In meiner Teenagerzeit hing überall diese Sloggy-Unterhosen-Werbung.
Ja, ich erinnere mich gut, diese Rückenansicht von Frauen mit Füdli, wie sie kein Mensch hat. Aber wenn man sich heute «Bachelorette» anschaut, dann braucht man gar nicht in die Vergangenheit zu gehen, um Beispiele für absurde Geschlechterbilder zu finden. Die Männer präsentieren sich als Muskelprotze, die Frauen mit dicken Lippen und operiert. So
viel weiter scheint die Gesellschaft offenbar nicht zu sein.

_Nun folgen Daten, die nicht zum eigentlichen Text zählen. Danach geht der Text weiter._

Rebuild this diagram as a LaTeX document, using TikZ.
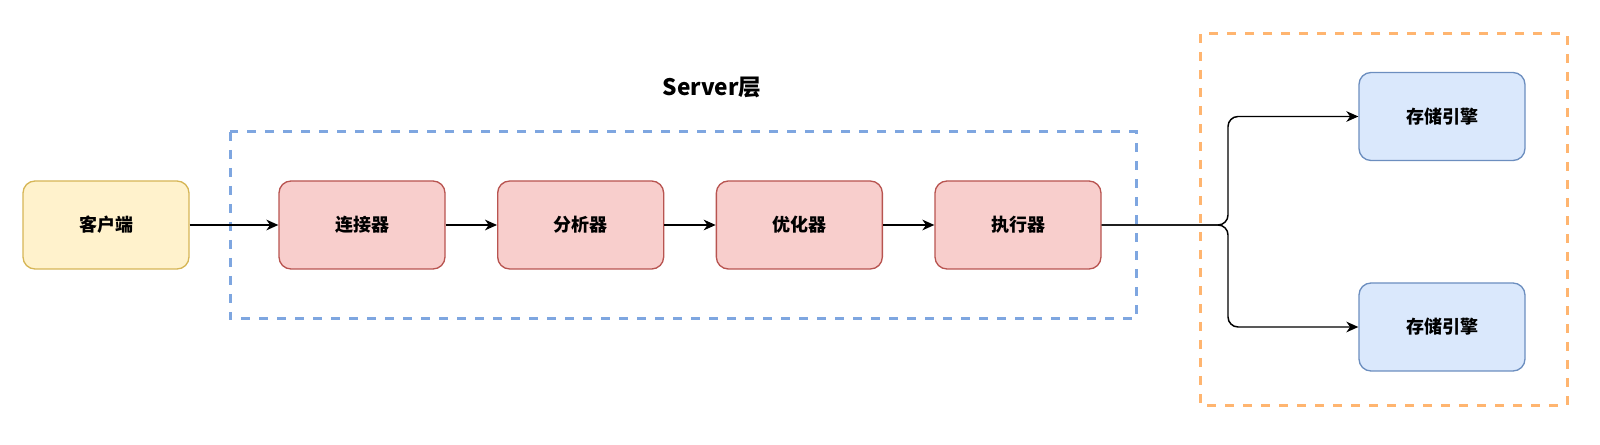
\documentclass[tikz,border=0pt]{standalone}
\usepackage{fontspec}
\setmainfont{Noto Sans CJK SC}
\usepackage{tikz}
\usetikzlibrary{positioning, arrows.meta}

\definecolor{clientfill}{HTML}{FFF2CC}
\definecolor{clientline}{HTML}{D6B656}
\definecolor{partfill}{HTML}{F8CECC}
\definecolor{partline}{HTML}{B85450}
\definecolor{storefill}{HTML}{DAE8FC}
\definecolor{storeline}{HTML}{6C8EBF}
\definecolor{serverline}{HTML}{7EA6E0}
\definecolor{engineline}{HTML}{FFB570}

\begin{document}
\begin{tikzpicture}[x=0.75pt, y=-0.75pt, node distance=38.5pt,
        box/.style={draw, rounded corners=9pt, line width=1pt, minimum width=124.5pt,
            minimum height=66pt, font=\fontsize{13.5}{15}\selectfont\bfseries},
        group/.style={line width=2.25pt, dash pattern=on 6.75pt off 6.75pt},
        flow/.style={line width=1.1pt, -{Stealth[length=9pt, width=8pt, inset=2.8pt]}}]
            \useasboundingbox (0,0) rectangle (1600,445);

            % dashed groups
            \draw [group, serverline] (230,132) rectangle (1136,319);
            \draw [group, engineline] (1200,34) rectangle (1567,405);
            \node (Title) at (712,87) {\fontsize{17}{20}\selectfont\bfseries Server层};

            \node [box, fill=clientfill, draw=clientline] (Client) at (106,225) {客户端};
            \node [box, fill=partfill, draw=partline, right=66.5pt of Client] (Conn) {连接器};
            \node [box, fill=partfill, draw=partline, right=of Conn] (Parser) {分析器};
            \node [box, fill=partfill, draw=partline, right=of Parser] (Optim) {优化器};
            \node [box, fill=partfill, draw=partline, right=of Optim] (Exec) {执行器};

            \node [box, fill=storefill, draw=storeline] (StoreA) at (1442,116.5) {存储引擎};
            \node [box, fill=storefill, draw=storeline] (StoreB) at (1442,327) {存储引擎};

            \coordinate (Split) at (1228,225);

            \draw [flow] (Client) -- (Conn);
            \draw [flow] (Conn) -- (Parser);
            \draw [flow] (Parser) -- (Optim);
            \draw [flow] (Optim) -- (Exec);
            \draw [flow, rounded corners=7.5pt] 
                (Exec.east) -- (Split) |- (StoreA.west);
            \draw [flow, rounded corners=7.5pt] 
                (Exec.east) -- (Split) |- (StoreB.west);

        \end{tikzpicture}
\end{document}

Welche Verantwortung hat Ihre Branche in dieser Hinsicht?
Frauenfeindliche Werbung wurde damit entschuldigt, dass sie die Gesellschaft widerspiegle. Als Kommunikationsexperten tragen wir eine Verantwortung. Eine Marke darf nicht frauenfeindlich auftreten. Punkt.
Sie wohnen in Basel. Medien und Werbung sind sehr Zürich-basiert. Ist es ein Vorteil, dass Sie diesen Aussenblick haben?
Man darf nicht das Gefühl haben, die Schweiz sei wie Zürich. Die Städte sind sich in der Schweiz ähnlicher, als es viele wahrhaben wollen. Aber zwischen Stadt, Agglo und Land existieren grosse Unterschiede.
Der Migros-Kassenwichtel funktioniert offenbar für alle. Was ist der gemeinsame Nenner?
Das Herz. Migros ist für alle da, deshalb brauchten wir etwas, das allgemeingültig ist und direkt ins Herz trifft. Und auch ein wenig traurig ist, wie das Leben halt.
Wir leben in einer Gesellschaft, in der eigentlich alle ständig Kommunikationsexperten in eigener Sache sind. Ihre Konkurrenz sind Influencer!
Das sehe ich nicht so. Influencer können manchmal eine Ergänzung zu unserer Arbeit darstellen. In einer Agentur wie der unseren lösen wir Kommunikationsprobleme um einiges grundsätzlicher und breiter, als das Influencer können. Und wir koordinieren die verschiedenen Instrumente und Kanäle. Dabei setzen wir, je nach Aufgabe, auch Influencer ein.
Zum Schluss muss ich noch etwas fragen, was ich selbst nie verstanden habe: Kennen Sie
den Herrenduft «Denim»?
Ja, mit dem Werbespot, in dem eine Frauenhand einem muskel-bepackten Mann das Hemd öffnet. Läuft die immer noch?
Ja. Und meine Frage ist: Wieso?
Er scheint zu funktionieren. Offenbar haben viele Männer den Traum, dass eine Frau sie aufgrund eines Dufts so heiss findet, dass sie ihnen das Hemd aufreisst.